6. The image display device according to claim 5, wherein the joint portions of the divided substrates include weld zones in which the joint portions are welded from one surface side of the supporting substrate and weld zones in which the joint portions are welded from the other surface side of the supporting substrate, the weld zones being arranged alternately.

7. The image display device according to claim 1, wherein the joint portion of each of the divided substrates is formed thinner than the other portions of the divided substrate and is overlapped on the joint portion of another divided substrate in a plate thickness direction thereof as the joint portions are joined together.

8. The image display device according to claim 7, wherein each divided substrate is formed in the shape of a rectangle, and the joint portion is formed along at least one side of the divided substrate and has a position adjustment width such that the position of the divided substrate is adjustable in a direction perpendicular to the one side.

9. The image display device according to claim 1, wherein the supporting substrate has a first surface opposed to the first substrate and a second surface opposed to the second substrate, and the spacers include a plurality of first spacers set up on the first surface and a plurality of second spacers set upon the second surface.

10. The image display device according to claim 1, wherein the supporting substrate has a first surface in contact with the first substrate and a second surface opposed to the second substrate across a gap, and the spacers individually are set up on the second surface and has distal end portions which abut against the second substrate.

11. The image display device according to claim 1, wherein the spacers are columnar spacers.

12. An image display device comprising:

a first substrate having a phosphor screen formed thereon;

a second substrate located opposite the first substrate across a gap and provided with a plurality of electron emission sources which excite the phosphor screen; and

a spacer structure which is provided between the first and second substrates and supports an atmospheric load acting on the first and second substrates,

the spacer structure having a plate-like supporting substrate, which is opposed to the first and second substrates and has a plurality of electron beam passage apertures opposed individually to the electron emission sources, and a plurality of spacers set up on a surface of the supporting substrate,

the supporting substrate being formed by joining together a plurality of divided substrates such that a joint portion of each divided substrate is formed thinner than the other portions of the divided substrate, is lapped on the joint portion of another divided substrate in a plate thickness direction thereof as the joint portions are joined together, and has a position adjustment width such that the position of the divided substrate is adjustable in a surface direction thereof.

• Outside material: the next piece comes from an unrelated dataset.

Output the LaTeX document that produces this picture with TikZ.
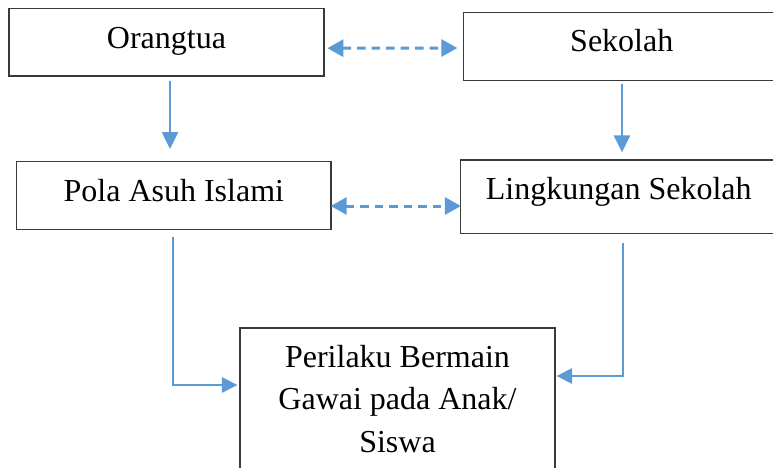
\documentclass[tikz,border=0pt]{standalone}
\usepackage{fontspec}
\setmainfont{Liberation Serif}
\usetikzlibrary{arrows.meta}
\definecolor{arrblue}{HTML}{5B9BD5}
\definecolor{boxgray}{HTML}{3A3A3A}
\begin{document}
\begin{tikzpicture}[x=1pt,y=-1pt,
  box/.style={draw=boxgray,line width=1.4pt,inner sep=0pt,
    font=\fontsize{32}{42.5}\selectfont,text height=22pt,text depth=10pt},
  bigtext/.style={font=\fontsize{32}{42.5}\selectfont,align=center,inner sep=0pt},
  solidarr/.style={draw=arrblue,line width=2.6pt,-{Triangle[length=17pt,width=16pt]}},
  thinarr/.style={draw=arrblue,line width=1.6pt,-{Triangle[length=15.5pt,width=15.5pt]}},
  dasharr/.style={draw=arrblue,line width=3pt,dash pattern=on 8.5pt off 6pt,
    {Triangle[length=16pt,width=17pt]}-{Triangle[length=16pt,width=17pt]}}]
\useasboundingbox (0,0) rectangle (773,468);
\fill[white] (0,0) rectangle (773,468);
% boxes
\node[box,minimum width=315pt,minimum height=67.7pt] (orang) at (166.5,42.2) {Orangtua};
\node[box,minimum width=316.5pt,minimum height=67.6pt,text depth=11pt] (sek) at (621.75,46.5) {Sekolah};
\node[box,minimum width=314.3pt,minimum height=67.6pt] (pola) at (173.85,195.5) {Pola Asuh Islami};
\node[box,minimum width=316.4pt,minimum height=73.3pt,text depth=16.5pt] (ling) at (618.8,196.7) {Lingkungan Sekolah};
\node[draw=boxgray,line width=1.4pt,inner sep=0pt,minimum width=315pt,minimum height=170pt] (perbox) at (397.5,413) {};
\node[bigtext,anchor=north] (pertxt) at (397.5,344.8) {Perilaku Bermain\\Gawai pada Anak/\\Siswa};
% vertical arrows
\draw[solidarr] ([xshift=3.5pt,yshift=-4pt]orang.south) -- ([xshift=-3.85pt,yshift=12pt]pola.north);
\draw[solidarr] ([xshift=0.25pt,yshift=-3pt]sek.south) -- ([xshift=3.2pt,yshift=7pt]ling.north);
% dashed double arrows
\draw[dasharr] ([xshift=2.7pt,yshift=-6pt]orang.east) -- ([xshift=-5.5pt,yshift=-1.5pt]sek.west);
\draw[dasharr] ([xshift=-1pt,yshift=-10.5pt]pola.east) -- ([xshift=1pt,yshift=-9.3pt]ling.west);
% connectors to the bottom box
\draw[thinarr] ([xshift=-0.85pt,yshift=-7pt]pola.south) |- ([xshift=-2pt,yshift=28pt]perbox.west);
\draw[thinarr] ([xshift=4.2pt,yshift=-8.7pt]ling.south) |- ([xshift=1pt,yshift=37pt]perbox.east);
\end{tikzpicture}
\end{document}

13. The image display device according to claim 12, wherein the thickness of the joint portion of each of the divided substrates is substantially half the plate thickness of the divided substrate.

14. The image display device according to claim 12, wherein the respective joint portions of the divided substrates are welded together in regions where the joint portions are superposed in the plate thickness direction.

15. The image display device according to claim 12, wherein each of the divided substrates is formed in the shape of a rectangle, and the joint portion is formed along at least one side of the divided substrate and has a position adjustment width in a direction perpendicular to the one side.

16. The image display device according to claim 12, wherein the supporting substrate has a first surface opposed to the first substrate and a second surface opposed to the second substrate, and the spacers include a plurality of first spacers set up on the first surface and a plurality of second spacers set upon the second surface.

17. The image display device according to claim 12, wherein the supporting substrate has a first surface in contact with the first substrate and a second surface opposed to the second substrate across a gap, and the spacers individually are set up on the second surface and has distal end portions which abut against the second substrate.

18. The image display device according to claim 12, wherein the spacers are columnar spacers.